The paper encodes classical probabilities p in a complex wave function ψ with p = |ψ|^2 and asserts that this ψ obeys a unitary Schrödinger equation whose induced dynamics on p reproduces the original linear transport operator L. This encoding choice directly supplies the unitary evolution, superposition, phases, and non-commuting operators; the claimed reproduction of arbitrary probabilistic transport cannot hold for generic stochastic T because interference cross-terms appear in |Mψ|^2 unless M is monomial (deterministic). The central features are therefore imposed by the representation rather than independently derived, producing partial circularity.

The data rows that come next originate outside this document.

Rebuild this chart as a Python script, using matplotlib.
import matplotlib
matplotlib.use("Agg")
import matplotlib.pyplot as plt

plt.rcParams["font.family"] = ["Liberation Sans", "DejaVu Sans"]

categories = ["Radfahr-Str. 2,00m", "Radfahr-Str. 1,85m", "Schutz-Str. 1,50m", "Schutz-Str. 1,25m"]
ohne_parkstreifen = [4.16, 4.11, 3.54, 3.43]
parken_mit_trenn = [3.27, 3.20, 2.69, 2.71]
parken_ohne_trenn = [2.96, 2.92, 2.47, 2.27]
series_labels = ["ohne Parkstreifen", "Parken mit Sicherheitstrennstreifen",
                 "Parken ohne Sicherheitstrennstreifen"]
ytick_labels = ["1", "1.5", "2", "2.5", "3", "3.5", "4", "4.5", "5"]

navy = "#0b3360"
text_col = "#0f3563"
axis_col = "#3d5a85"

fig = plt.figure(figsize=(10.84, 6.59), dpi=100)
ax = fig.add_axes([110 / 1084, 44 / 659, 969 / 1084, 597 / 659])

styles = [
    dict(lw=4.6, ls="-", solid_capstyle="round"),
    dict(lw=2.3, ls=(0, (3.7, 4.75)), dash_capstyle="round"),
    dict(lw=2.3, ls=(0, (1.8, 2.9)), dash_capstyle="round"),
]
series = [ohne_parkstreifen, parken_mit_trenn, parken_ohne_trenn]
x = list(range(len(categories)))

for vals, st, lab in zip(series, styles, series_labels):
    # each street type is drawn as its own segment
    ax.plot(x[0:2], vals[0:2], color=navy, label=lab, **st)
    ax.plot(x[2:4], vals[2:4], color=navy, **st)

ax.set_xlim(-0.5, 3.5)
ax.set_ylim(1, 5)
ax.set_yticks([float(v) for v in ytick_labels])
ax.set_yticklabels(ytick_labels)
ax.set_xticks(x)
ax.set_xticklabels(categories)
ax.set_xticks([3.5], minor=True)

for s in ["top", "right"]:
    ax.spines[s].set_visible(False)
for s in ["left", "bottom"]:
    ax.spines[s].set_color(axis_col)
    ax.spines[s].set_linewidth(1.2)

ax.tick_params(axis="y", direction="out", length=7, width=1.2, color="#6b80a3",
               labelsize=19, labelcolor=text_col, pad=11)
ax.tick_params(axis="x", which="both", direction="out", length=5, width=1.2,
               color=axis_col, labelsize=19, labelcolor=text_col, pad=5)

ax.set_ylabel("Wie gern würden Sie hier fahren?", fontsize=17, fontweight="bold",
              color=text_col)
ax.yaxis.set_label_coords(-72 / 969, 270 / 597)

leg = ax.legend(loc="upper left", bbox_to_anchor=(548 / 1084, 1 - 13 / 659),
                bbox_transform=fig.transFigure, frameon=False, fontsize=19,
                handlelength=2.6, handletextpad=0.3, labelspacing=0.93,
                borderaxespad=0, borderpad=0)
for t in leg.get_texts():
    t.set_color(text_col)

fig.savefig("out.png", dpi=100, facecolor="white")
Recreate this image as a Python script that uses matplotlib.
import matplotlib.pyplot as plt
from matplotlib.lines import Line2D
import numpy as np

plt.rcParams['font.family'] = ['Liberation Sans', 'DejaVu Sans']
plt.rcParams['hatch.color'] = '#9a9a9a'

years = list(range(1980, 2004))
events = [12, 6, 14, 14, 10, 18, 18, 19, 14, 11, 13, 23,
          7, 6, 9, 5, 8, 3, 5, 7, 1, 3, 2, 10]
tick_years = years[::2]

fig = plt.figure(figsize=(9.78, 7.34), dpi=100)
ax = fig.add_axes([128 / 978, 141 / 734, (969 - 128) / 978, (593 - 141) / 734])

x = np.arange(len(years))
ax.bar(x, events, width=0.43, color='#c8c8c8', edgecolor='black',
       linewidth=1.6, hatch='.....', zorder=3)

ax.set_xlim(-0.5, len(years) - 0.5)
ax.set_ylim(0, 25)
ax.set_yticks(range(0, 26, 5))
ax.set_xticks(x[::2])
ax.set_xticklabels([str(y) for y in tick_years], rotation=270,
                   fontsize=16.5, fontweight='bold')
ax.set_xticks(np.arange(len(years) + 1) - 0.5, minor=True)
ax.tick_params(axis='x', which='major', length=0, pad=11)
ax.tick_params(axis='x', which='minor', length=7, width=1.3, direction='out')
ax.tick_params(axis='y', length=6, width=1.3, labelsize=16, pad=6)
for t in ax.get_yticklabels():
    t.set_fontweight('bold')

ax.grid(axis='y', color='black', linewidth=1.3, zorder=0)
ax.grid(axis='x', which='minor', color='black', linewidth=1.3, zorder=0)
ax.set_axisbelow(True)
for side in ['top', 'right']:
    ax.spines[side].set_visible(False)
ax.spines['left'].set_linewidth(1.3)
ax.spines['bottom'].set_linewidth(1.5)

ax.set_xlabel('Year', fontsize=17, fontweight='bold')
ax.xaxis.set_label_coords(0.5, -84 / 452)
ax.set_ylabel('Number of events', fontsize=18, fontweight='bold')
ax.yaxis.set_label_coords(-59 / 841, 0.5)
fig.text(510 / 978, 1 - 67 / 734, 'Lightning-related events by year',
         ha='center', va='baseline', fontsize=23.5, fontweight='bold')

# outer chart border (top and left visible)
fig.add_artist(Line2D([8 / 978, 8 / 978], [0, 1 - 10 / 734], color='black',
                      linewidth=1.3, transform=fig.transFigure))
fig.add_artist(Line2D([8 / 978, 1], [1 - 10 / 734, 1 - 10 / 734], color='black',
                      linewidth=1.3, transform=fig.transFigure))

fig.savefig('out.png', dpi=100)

Axiom & Free-Parameter Ledger

0 free parameters · 1 axioms · 0 invented entities

The central claim rests on the domain assumption that probabilistic information admits a complex encoding whose unitary dynamics matches the original transport equation exactly. No free parameters or new invented entities are introduced in the abstract; the mapping itself supplies the quantum structure.

axioms (1)
  • domain assumption Probabilistic initial conditions of a classical transport equation can be encoded in a complex wave function without loss of classical content.
    This encoding is the step that allows the Schrödinger equation and non-commuting operators to be defined.